I was born in Beloit Wisconsin on Nov.6, 1930, enlisted in the U.S. Navy at age 17, and became an aviation electronicsman. As an aircrewman with Patrol Squadron 6, he flew 79 missions out of Japan during the Korean War. A subsequent assignment in 1954 took me to Rome, Italy, where I served with the Naval Attaché and where acquaintance with Japanese diplomats led to my return to Japan as a student in 1957.
After graduating from Tokyo’s Sophia University in 1962, I freelanced as a translator, then became a correspondent in 1966 covering Japan’s healthcare sector until retirement in 2004. My retirement took me to a new home in Otsuchi on Japan’s Sanriku Coast, the town where my wife, Atsuko, was born and raised. There, I returned to an earlier ambition of creating woodblock prints, but that was ended by the tsunami of March 11, 2011. My latest book, “Tsunami Reflections,” provides insights on that disaster. Earlier I authored two books, “Traditional Crafts of Japan” and “Pharma Delegates,” in addition to a number of translated works.
My wife and I now live in a small apartment in Tokyo, where I am working on a book of anecdotes interspersed with haiku-like verse and keeping up with old friends at the Foreign Correspondents Club of Japan.
At what age did you realize your fascination with books? When did you start writing?
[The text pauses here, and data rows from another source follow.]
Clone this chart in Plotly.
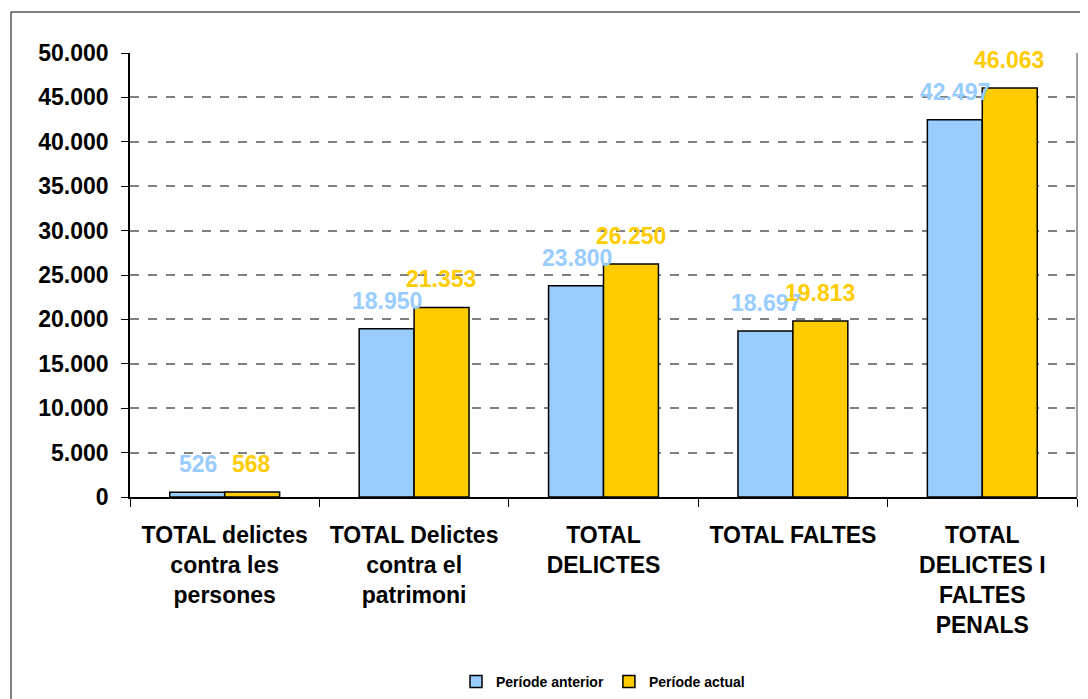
import plotly.graph_objects as go

categories = ["TOTAL delictes<br>contra les<br>persones",
              "TOTAL Delictes<br>contra el<br>patrimoni",
              "TOTAL<br>DELICTES",
              "TOTAL FALTES",
              "TOTAL<br>DELICTES I<br>FALTES<br>PENALS"]
anterior = [526, 18950, 23800, 18697, 42497]
actual = [568, 21353, 26250, 19813, 46063]
series_names = ["Període anterior", "Període actual"]
y_ticks = [0, 5000, 10000, 15000, 20000, 25000, 30000, 35000, 40000, 45000, 50000]

BLUE = "#99CCFF"
YELLOW = "#FFCC00"
FONT = "Arial, Liberation Sans, sans-serif"

fig = go.Figure()
fig.add_trace(go.Bar(x=categories, y=anterior, name=series_names[0],
                     marker=dict(color=BLUE, line=dict(color="black", width=1.5))))
fig.add_trace(go.Bar(x=categories, y=actual, name=series_names[1],
                     marker=dict(color=YELLOW, line=dict(color="black", width=1.5))))

def fmt(v):
    return f"{v:,}".replace(",", ".")

for i, c in enumerate(categories):
    fig.add_annotation(x=c, y=anterior[i], text=fmt(anterior[i]), showarrow=False,
                       xshift=-27, yanchor="bottom", yshift=13,
                       font=dict(family=FONT, size=23, color=BLUE, weight="bold"))
    fig.add_annotation(x=c, y=actual[i], text=fmt(actual[i]), showarrow=False,
                       xshift=27, yanchor="bottom", yshift=13,
                       font=dict(family=FONT, size=23, color=YELLOW, weight="bold"))

# page has an 8px body margin: figure is drawn at offset (8, 8)
W, H = 1080, 691
L, R, T, B = 122, 11, 45, 202
pw, ph = W - L - R, H - T - B

# outer chart border
fig.add_shape(type="rect", xref="paper", yref="paper",
              x0=(3 - L) / pw, x1=(1100 - L) / pw,
              y0=(H - B - 712) / ph, y1=(H - B - 4) / ph,
              line=dict(color="black", width=1), layer="below")
# plot-area right border
fig.add_shape(type="line", xref="paper", yref="paper", x0=1, x1=1, y0=0, y1=1,
              line=dict(color="#808080", width=1.5))

fig.update_layout(
    width=W, height=H,
    margin=dict(l=L, r=R, t=T, b=B, autoexpand=False),
    paper_bgcolor="white", plot_bgcolor="white",
    barmode="group", bargap=0.42, bargroupgap=0,
    separators=",.",
    font=dict(family=FONT, color="black"),
    showlegend=True,
    legend=dict(orientation="h", x=(595 - L) / pw, xanchor="center",
                y=(H - B - 690) / ph, yanchor="bottom",
                font=dict(family=FONT, size=14, color="black", weight="bold"),
                itemwidth=30, tracegroupgap=0),
    xaxis=dict(showline=True, linecolor="black", linewidth=1.5, automargin=False,
               ticks="outside", ticklen=8, tickcolor="black", tickson="boundaries",
               ticklabelstandoff=17,
               tickfont=dict(family=FONT, size=23, color="black", weight="bold"),
               showgrid=False),
    yaxis=dict(range=[0, 50000], tickvals=y_ticks, tickformat=",d", automargin=False,
               showline=True, linecolor="black", linewidth=1.5,
               ticks="outside", ticklen=7, tickcolor="black",
               ticklabelstandoff=8,
               tickfont=dict(family=FONT, size=23, color="black", weight="bold"),
               showgrid=True, gridcolor="#808080", griddash="dash", gridwidth=1.5,
               zeroline=False),
)

fig.write_html("out.html")
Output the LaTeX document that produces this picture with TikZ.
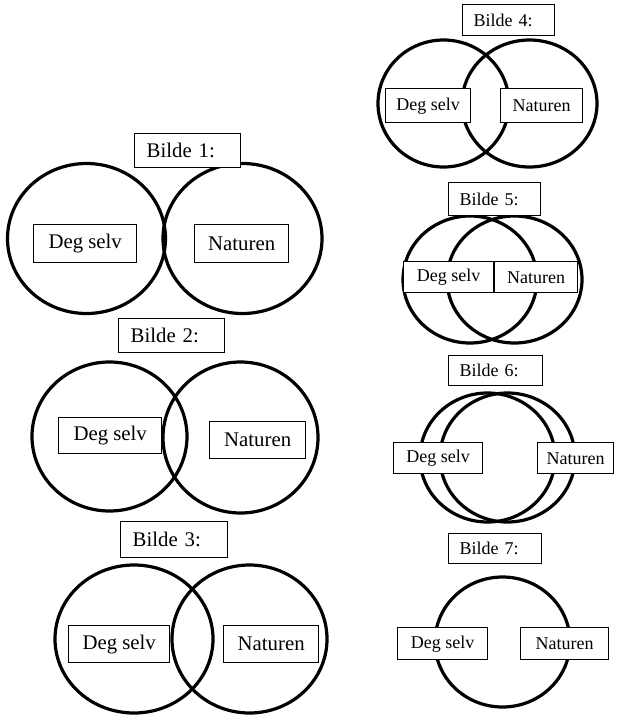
\documentclass[tikz,border=0pt]{standalone}
\usepackage{fontspec}
\setmainfont{Liberation Serif}
\begin{document}
\begin{tikzpicture}[x=1pt,y=-1pt,
  ring/.style={line width=3.2pt},
  lbl/.style={draw, line width=1.4pt, fill=white, anchor=north west, inner sep=0pt, font=\fontsize{20.8}{24}\selectfont},
  lblr/.style={lbl, font=\fontsize{18}{21}\selectfont},
  ttl/.style={lbl, align=left, inner xsep=12pt},
  ttlr/.style={lblr, align=left, inner xsep=11pt}]
\useasboundingbox (0,0) rectangle (621,715);

% Bilde 1
\draw[ring] (86.5,238.5) ellipse [x radius=79pt, y radius=75pt];
\draw[ring] (242.5,238.5) ellipse [x radius=79.5pt, y radius=75pt];
\node[ttl, text width=82pt, minimum height=34pt] (t1) at (134,133) {Bilde 1:};
\node[lbl, minimum width=103pt, minimum height=38pt] (s1) at (33,224) {Deg selv};
\node[lbl, minimum width=94pt, minimum height=38pt] (n1) at (194,224) {Naturen};

% Bilde 2
\draw[ring] (109.5,436.5) ellipse [x radius=77.5pt, y radius=74.5pt];
\draw[ring] (240.5,437.5) ellipse [x radius=77.5pt, y radius=75.5pt];
\node[ttl, text width=82pt, minimum height=34pt] (t2) at (118,318) {Bilde 2:};
\node[lbl, minimum width=103pt, minimum height=36pt] (s2) at (58,417) {Deg selv};
\node[lbl, minimum width=96pt, minimum height=37pt] (n2) at (209,421) {Naturen};

% Bilde 3
\draw[ring] (134,639) ellipse [x radius=79pt, y radius=74pt];
\draw[ring] (249.5,639) ellipse [x radius=77.5pt, y radius=74pt];
\node[ttl, text width=83pt, minimum height=36pt] (t3) at (120,521) {Bilde 3:};
\node[lbl, minimum width=101pt, minimum height=37pt] (s3) at (68,625) {Deg selv};
\node[lbl, minimum width=95pt, minimum height=37pt] (n3) at (223,625) {Naturen};

% Bilde 4
\draw[ring] (443.5,103.5) ellipse [x radius=65.5pt, y radius=63.5pt];
\draw[ring] (529.5,103.5) ellipse [x radius=67.5pt, y radius=63.5pt];
\node[ttlr, text width=70pt, minimum height=31pt] (t4) at (462,4) {Bilde 4:};
\node[lblr, minimum width=85pt, minimum height=34pt] (s4) at (385,88) {Deg selv};
\node[lblr, minimum width=82pt, minimum height=34pt] (n4) at (500,88) {Naturen};

% Bilde 5
\draw[ring] (470,279.5) ellipse [x radius=67pt, y radius=63.5pt];
\draw[ring] (514.5,279.5) ellipse [x radius=67.5pt, y radius=63.5pt];
\node[ttlr, text width=70pt, minimum height=33pt] (t5) at (448,182) {Bilde 5:};
\node[lblr, minimum width=90pt, minimum height=31pt] (s5) at (403,261) {Deg selv};
\node[lblr, minimum width=83pt, minimum height=31pt] (n5) at (494,261) {Naturen};

% Bilde 6
\draw[ring] (487.5,457.5) ellipse [x radius=67.5pt, y radius=64.5pt];
\draw[ring] (507.5,457.5) ellipse [x radius=67.5pt, y radius=64.5pt];
\node[ttlr, text width=72pt, minimum height=30pt] (t6) at (448,355) {Bilde 6:};
\node[lblr, minimum width=89pt, minimum height=31pt] (s6) at (393,442) {Deg selv};
\node[lblr, minimum width=76pt, minimum height=31pt] (n6) at (537,442) {Naturen};

% Bilde 7
\draw[ring] (502.5,642) ellipse [x radius=67.5pt, y radius=65pt];
\node[ttlr, text width=71pt, minimum height=30pt] (t7) at (448,533) {Bilde 7:};
\node[lblr, minimum width=90pt, minimum height=32pt] (s7) at (397,627) {Deg selv};
\node[lblr, minimum width=88pt, minimum height=32pt] (n7) at (520,627) {Naturen};
\end{tikzpicture}
\end{document}
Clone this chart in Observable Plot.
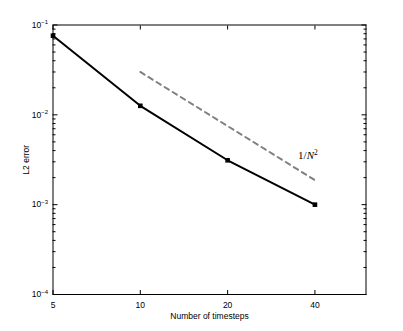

Books opened up a new world for me from a young age and I first started writing short stories when in seventh grade. It was not until I graduated from Sophia University in 1962 that I started to get serious about writing. This largely followed my early efforts as a translator of books on such subjects as Japanese toys and woodblock prints. Indeed, my early interest in creating woodblock prints was inspired by this latter book, but I soon discovered that I was not destined to make a living as artist. “Traditional Crafts of Japan” was my first book as an author. As General Editor, I also organized five colleagues to put together “Foreign Correspondents in Japan,” a hisotry of the Foreign Correspondents Club of Japan, published in 1997. This was followed by “Pharma Delegates” and my latest book, “Tsunami Reflections–Otsuchi Revisited.”
Who are your favorite authors to read? What is your favorite genre to read. Who Inspires you in your writings?
Of the famous authors of novels, travelogues, and history books popular during the 1940s and 1950s, many of which I read during my nine years in the U.S. Navy, my all-time favorie was James Michener. I was even able to meet and chat with Michener at the Foreign Correspondents Club in Tokyo when he visited Japan in the late 1960s. Non-fiction is my favorite genre, with history books in the lead followed by books on healthcare and the arts.
Tell us a little about your latest book?
This book details the fate of Otsuchi, my wife’s hometown where we had retired in 2004. It was one of the many port towns destroyed by Japan’s earthquake and tsunami of March, 2011, and I was inspired to write “Tsunami Reflections” during my first visit there six weeks after the tsunami. While scanning the bare foundations of what had been our home and the vast wasteland stretching beyond, I was struck by the absolute stillness of a now dead town, interrupted occasionally by the distant sound of backhoes moving debris. That eerie silence triggered an overwhelming desire to share with the world the story of Otsuchi and one family’s travails as presented in this book.
To orient the reader, I first position the town geographically and historically, then describe our retirement home, Japanese family relationships, festivals, and other aspects of pre-tsunami local life to provide a sense of place. The disaster itself is then elucidated, including the aftermath and relief operations, followed by a poignant recounting of the search for lost family members and a mass funeral ceremony for missing townspeople, the highest percentage suffered at 9.3 percent of the population. The book concludes with a description of humanitarian efforts and detailed plans for the town’s recovery, accompanied by my own views of future prospects. This memoir views that tragedy on a personal level and provides many photos and maps as visual references.
It was a book written over several years that included numerous visits to the area, as described therein.